Mais le recteur ne put donner l’audience qu’ils désiraient et, en fin de soirée, il fit appel à la police pour qu’ils évacuent la cour de la Sorbonne. Des échauffourées violentes opposèrent les étudiants aux forces de l’ordre dans la rue et il y eut des arrestations nombreuses et des centaines de blessés dans les deux camps. Tel est l’incident majeur qui entraîna plusieurs semaines de troubles à Paris et une grève générale illimitée en France, et qui faillit emporter la Ve République.

Le général de Gaulle, président de la République, réussissant à rétablir l’ordre à la fin de mai, la nouvelle assemblée nationale élue en juin, après la dissolution de la précédente, eut pour principale mission de réformer la législation universitaire de la IIIe République, en donnant une large autonomie de gestion aux établissements d’enseignement supérieur et en permettant ainsi d’établir plusieurs universités dans une même circonscription académique.

C’est ainsi qu’à Paris, où l’Université était devenue très difficile à gérer par le nombre de ses professeurs et de ses étudiants, la législation nouvelle - loi du 12 novembre 1968, remplacée par la loi du 26 janvier 1984 - permit de créer dès 1969 treize universités au sein de l’ancienne Université de Paris. Paris 1 est la première d’entre elles dans l’ordre numérique. Mais, si elle possède, comme tous les établissements d’enseignement supérieur français, son président et son conseil, elle est placée, avec les autres universités de la capitale et de la périphérie, sous la tutelle administrative du recteur de Paris, chancelier des Universités de son académie.

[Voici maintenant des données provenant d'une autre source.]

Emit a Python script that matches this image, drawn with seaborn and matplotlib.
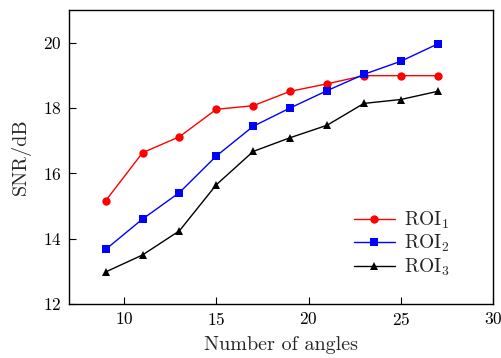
import numpy as np
import pandas as pd
import matplotlib
matplotlib.use("Agg")
import matplotlib.pyplot as plt
import seaborn as sns

# --- data ---
angles = [9, 11, 13, 15, 17, 19, 21, 23, 25, 27]
roi1 = [15.16, 16.63, 17.12, 17.96, 18.07, 18.51, 18.74, 18.99, 18.99, 18.99]
roi2 = [13.67, 14.60, 15.41, 16.53, 17.44, 18.00, 18.53, 19.03, 19.43, 19.96]
roi3 = [12.98, 13.50, 14.24, 15.65, 16.67, 17.09, 17.47, 18.14, 18.26, 18.51]
labels = ["ROI$_1$", "ROI$_2$", "ROI$_3$"]
colors = ["#ff0000", "#0000ff", "#000000"]

sns.set_style("ticks")
plt.rcParams["font.family"] = ["cmr10", "DejaVu Serif"]
plt.rcParams["mathtext.fontset"] = "cm"
plt.rcParams["axes.formatter.use_mathtext"] = True
plt.rcParams["xtick.direction"] = "in"
plt.rcParams["ytick.direction"] = "in"

rows = []
for lab, vals in zip(labels, [roi1, roi2, roi3]):
    for a, v in zip(angles, vals):
        rows.append({"Angles": a, "SNR": v, "ROI": lab})
df = pd.DataFrame(rows)

fig = plt.figure(figsize=(5.02, 3.58), dpi=100)
ax = fig.add_axes([0.137, 0.151, 0.845, 0.821])

sns.lineplot(data=df, x="Angles", y="SNR", hue="ROI", style="ROI",
             palette=colors, markers=["o", "s", "^"], dashes=False,
             markersize=6, linewidth=1.0, markeredgewidth=0, ax=ax)

ax.set_xlim(7, 30)
ax.set_ylim(12, 21)
ax.set_xticks([10, 15, 20, 25, 30])
ax.set_yticks([12, 14, 16, 18, 20])
ax.tick_params(labelsize=12.5, length=5, width=0.8, colors="black", pad=5)
ax.set_xlabel("Number of angles", fontsize=14.5, labelpad=6)
ax.set_ylabel("SNR/dB", fontsize=14.5, labelpad=9)
for s in ax.spines.values():
    s.set_linewidth(1.0)
    s.set_color("black")

leg = ax.legend(loc="lower right", bbox_to_anchor=(0.94, 0.03), frameon=False,
                fontsize=14, handlelength=2.1, handletextpad=0.5,
                labelspacing=0.1)

fig.savefig("out.png", dpi=100)
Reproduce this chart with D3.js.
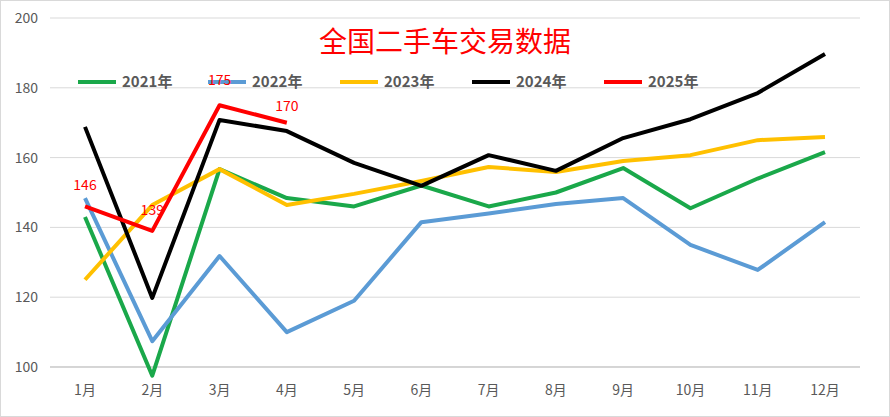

De cette manière, toutes les universités créées en 1968 au sein de l’Université de Paris sont également les héritières directes de cette dernière. Elles en poursuivent ensemble l’enseignement et la grande tradition scientifique et pédagogique issue d’un passé prestigieux que nous venons d’évoquer.

 

L’Université Paris 1 Panthéon-Sorbonne aujourd’hui

 

Paris 1 Panthéon-Sorbonne est le premier pôle universitaire français toutes disciplines confondues : Sciences économiques et de gestion, Arts et Sciences humaines, Sciences juridiques et politiques.

 

À la suite des évènements de mai 1968, l’Université de Paris a été divisée en 7 Universités nouvelles, à l’initiative des universitaires eux-mêmes. À l’instigation notamment des Professeurs François Luchaire (Droit), Henri Bartoli (Économie) et Hélène Ahrweiler (Sciences Humaines), l’Université Paris 1 (Panthéon-Sorbonne) est née en 1971 du regroupement d’une partie de la Faculté de Droit et Sciences Économiques (Panthéon) et d’une partie de la Faculté des Lettres et Sciences Humaines (Sorbonne).

Depuis sa création, Paris 1 a vu ses effectifs d’étudiants augmenter de 50% et la proportion d’étudiants de troisième cycle s’accroître constamment. Cette croissance, accompagnée de l’apparition de nouvelles disciplines (Administration Économique et Sociale, Mathématiques Appliquées aux Sciences Sociales), a nécessité l’attribution de nouveaux locaux qui ont augmenté la capacité d’accueil et la dispersion de l’Université : Centre Saint-Charles pour les Arts Plastiques (1973), Centre Tolbiac (aujourd’hui Pierre Mendès-France (1973), Centre de recherches historiques et juridiques de la rue Malher (1972), Centre René Cassin pour le premier cycle de Droit (1990), Maison des Sciences Économiques (1998) pour la Recherche dans ces disciplines et Centre Broca où s’installe l’Institut d’Administration des Entreprises en 2001.